The immediate aftermath is predictable. Blanche will align the department with Trump’s priorities. Investigations the president dislikes will stall. Investigations he favors will accelerate. The Epstein files will recede from public attention, managed by leadership more attuned to the president’s preferences than Bondi’s approach allowed.
But the second-order effects will reverberate longer. Career officials will weigh the costs of resistance versus resignation. Democratic attorneys general in the states will pursue parallel investigations, knowing federal enforcement cannot be trusted. The chilling effect on independent judgment will spread. And the precedent that loyalty is conditional will make future attorneys general think twice before crossing a president, even when the law demands it.

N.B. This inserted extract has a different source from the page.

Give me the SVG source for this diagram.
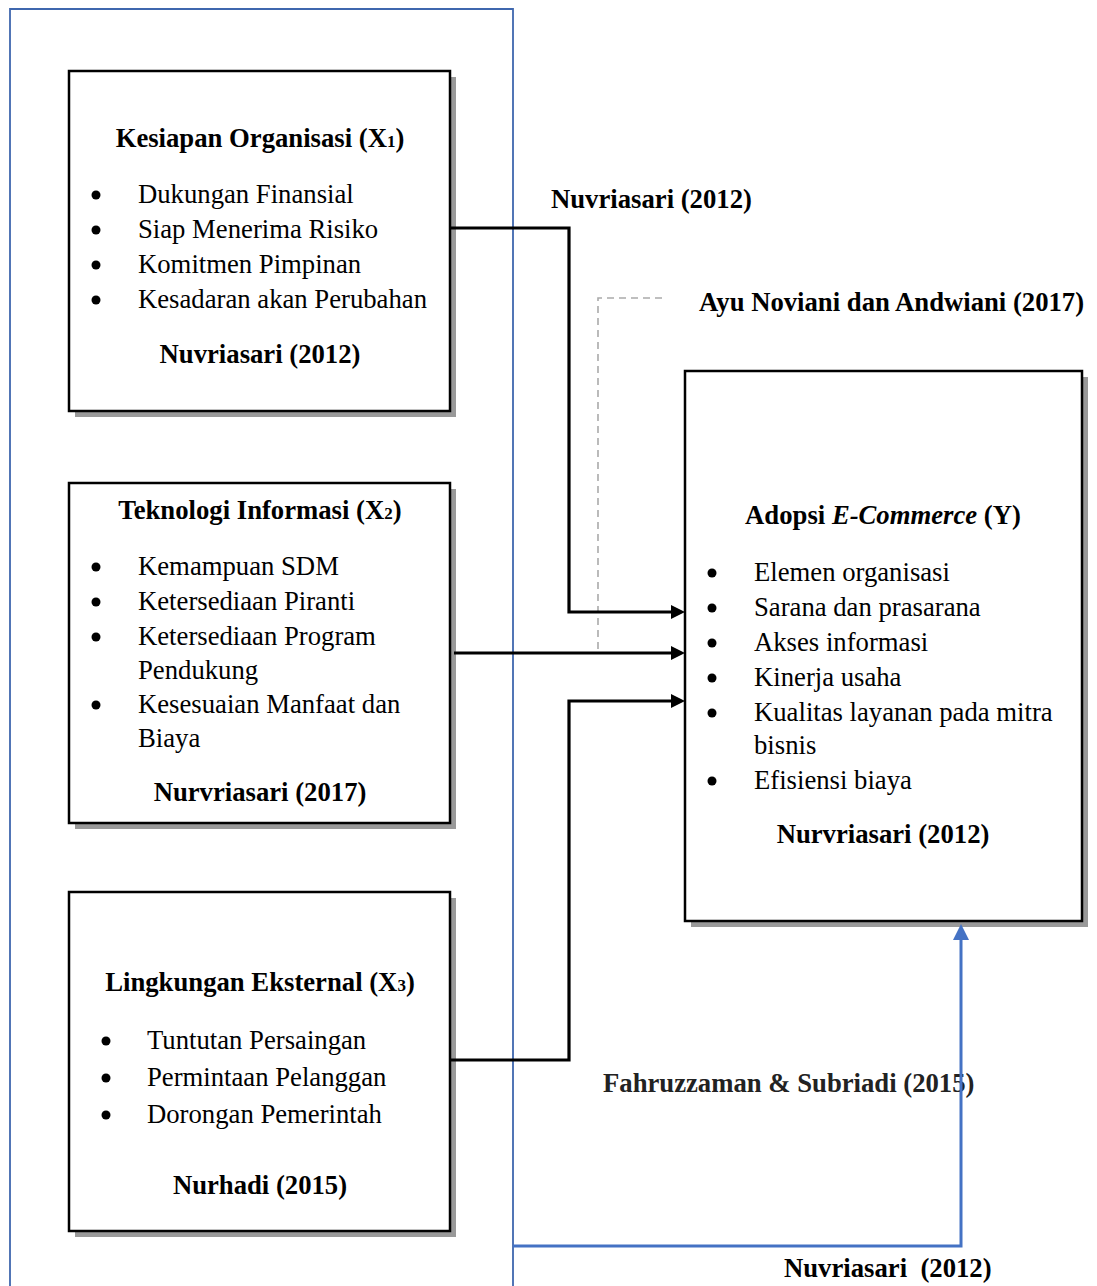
<svg xmlns="http://www.w3.org/2000/svg" width="1097" height="1286" viewBox="0 0 1097 1286">
<defs>
<style>
text{font-family:"Liberation Serif","Times New Roman",serif;font-size:26.7px;fill:#000}
.b{font-weight:bold}
.c{text-anchor:middle}
.lbl{font-weight:bold;white-space:pre}
.box{fill:#fff;stroke:#000;stroke-width:2.5}
.sh{fill:#999}
.dot{fill:#000}
.con{fill:none;stroke:#000;stroke-width:3.2}
.dash{fill:none;stroke:#aaa;stroke-width:1.6;stroke-dasharray:7,5}
.blue{fill:none;stroke:#4472c4;stroke-width:3}
.frame{fill:none;stroke:#3f67ae;stroke-width:1.8}
</style>
<marker id="ah" markerUnits="userSpaceOnUse" markerWidth="14" markerHeight="14" refX="4" refY="7" orient="auto"><path d="M0,0 L14,7 L0,14 z" fill="#000"/></marker>
<marker id="ahb" markerUnits="userSpaceOnUse" markerWidth="16" markerHeight="16" refX="5" refY="8" orient="auto"><path d="M0,0 L16,8 L0,16 z" fill="#4472c4"/></marker>
</defs>
<rect width="1097" height="1286" fill="#fff"/>
<path class="frame" d="M10,1286 V9 H513 V1286"/>

<g id="x1">
<rect class="sh" x="75" y="77" width="381" height="340"/>
<rect class="box" x="69" y="71" width="381" height="340"/>
<text class="b c" x="260" y="147">Kesiapan Organisasi (X<tspan font-size="17">1</tspan>)</text>
<circle class="dot" cx="96" cy="195" r="4.5"/><text x="138" y="203">Dukungan Finansial</text>
<circle class="dot" cx="96" cy="230" r="4.5"/><text x="138" y="238">Siap Menerima Risiko</text>
<circle class="dot" cx="96" cy="265" r="4.5"/><text x="138" y="273">Komitmen Pimpinan</text>
<circle class="dot" cx="96" cy="300" r="4.5"/><text x="138" y="308">Kesadaran akan Perubahan</text>
<text class="b c" x="260" y="363">Nuvriasari (2012)</text>
</g>

<g id="x2">
<rect class="sh" x="75" y="489" width="381" height="340"/>
<rect class="box" x="69" y="483" width="381" height="340"/>
<text class="b c" x="260" y="519">Teknologi Informasi (X<tspan font-size="17">2</tspan>)</text>
<circle class="dot" cx="96" cy="567" r="4.5"/><text x="138" y="575">Kemampuan SDM</text>
<circle class="dot" cx="96" cy="602" r="4.5"/><text x="138" y="610">Ketersediaan Piranti</text>
<circle class="dot" cx="96" cy="637" r="4.5"/><text x="138" y="645">Ketersediaan Program</text>
<text x="138" y="679">Pendukung</text>
<circle class="dot" cx="96" cy="705" r="4.5"/><text x="138" y="713">Kesesuaian Manfaat dan</text>
<text x="138" y="747">Biaya</text>
<text class="b c" x="260" y="801">Nurvriasari (2017)</text>
</g>

<g id="x3">
<rect class="sh" x="75" y="898" width="381" height="339"/>
<rect class="box" x="69" y="892" width="381" height="339"/>
<text class="b c" x="260" y="991">Lingkungan Eksternal (X<tspan font-size="17">3</tspan>)</text>
<circle class="dot" cx="106" cy="1041" r="4.5"/><text x="147" y="1049">Tuntutan Persaingan</text>
<circle class="dot" cx="106" cy="1078" r="4.5"/><text x="147" y="1086">Permintaan Pelanggan</text>
<circle class="dot" cx="106" cy="1115" r="4.5"/><text x="147" y="1123">Dorongan Pemerintah</text>
<text class="b c" x="260" y="1194">Nurhadi (2015)</text>
</g>

<g id="y">
<rect class="sh" x="691" y="377" width="397" height="550"/>
<rect class="box" x="685" y="371" width="397" height="550"/>
<text class="b c" x="883" y="524">Adopsi <tspan font-style="italic">E-Commerce</tspan> (Y)</text>
<circle class="dot" cx="712" cy="573" r="4.5"/><text x="754" y="581">Elemen organisasi</text>
<circle class="dot" cx="712" cy="608" r="4.5"/><text x="754" y="616">Sarana dan prasarana</text>
<circle class="dot" cx="712" cy="643" r="4.5"/><text x="754" y="651">Akses informasi</text>
<circle class="dot" cx="712" cy="678" r="4.5"/><text x="754" y="686">Kinerja usaha</text>
<circle class="dot" cx="712" cy="713" r="4.5"/><text x="754" y="721">Kualitas layanan pada mitra</text>
<text x="754" y="754">bisnis</text>
<circle class="dot" cx="712" cy="781" r="4.5"/><text x="754" y="789">Efisiensi biaya</text>
<text class="b c" x="883" y="843">Nurvriasari (2012)</text>
</g>

<g id="labels">
<text class="lbl" x="551" y="208">Nuvriasari (2012)</text>
<text class="lbl" x="699" y="311">Ayu Noviani dan Andwiani (2017)</text>
<text class="lbl" x="603" y="1092" style="fill:#222">Fahruzzaman &amp; Subriadi (2015)</text>
<text class="lbl" x="784" y="1277">Nuvriasari  (2012)</text>
</g>

<g id="connectors">
<path class="dash" d="M662,298 H598 V653"/>
<path class="con" d="M451,228 H569 V612 H675" marker-end="url(#ah)"/>
<path class="con" d="M454,653 H675" marker-end="url(#ah)"/>
<path class="con" d="M451,1060 H569 V701 H675" marker-end="url(#ah)"/>
<path class="blue" d="M513,1246 H961 V935" marker-end="url(#ahb)"/>
</g>
</svg>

Bondi’s firing was a Thursday announcement. She is the second Cabinet member Trump has forced out this term, following Kristi Noem’s departure at Homeland Security in March. Its consequences will shape American justice for years to come. The memory hole grows deeper, and the machinery of accountability grinds slower, less impartially, and more selectively. That is the real story beneath the headlines. It is the story of how institutions meant to constrain power become instruments of its exercise, and how the erosion happens not with a bang but with a series of Thursday announcements that no one quite remembers as turning points until the turning is complete.
Brewster’s Brief: The Bondi Purge
The Situation: Trump v. The Department of Justice (feat. Pam Bondi)
The Question: Is the Attorney General the nation’s top law enforcement officer, or just the President’s personal “vision executor”?
The History: We’re seeing a pattern of purges that makes the Saturday Night Massacre look like a minor HR hiccup. From Jeff Sessions to Kristi Noem, the “loyalty contract” is strictly one-way.
Why it Matters: With Todd Blanche moving from Trump’s defense team to the driver’s seat of the DOJ, the line between “serving the law” and “serving the boss” is getting real blurry. 14 months of institutional memory just went out the window, and rebuilding that trust takes decades, not days.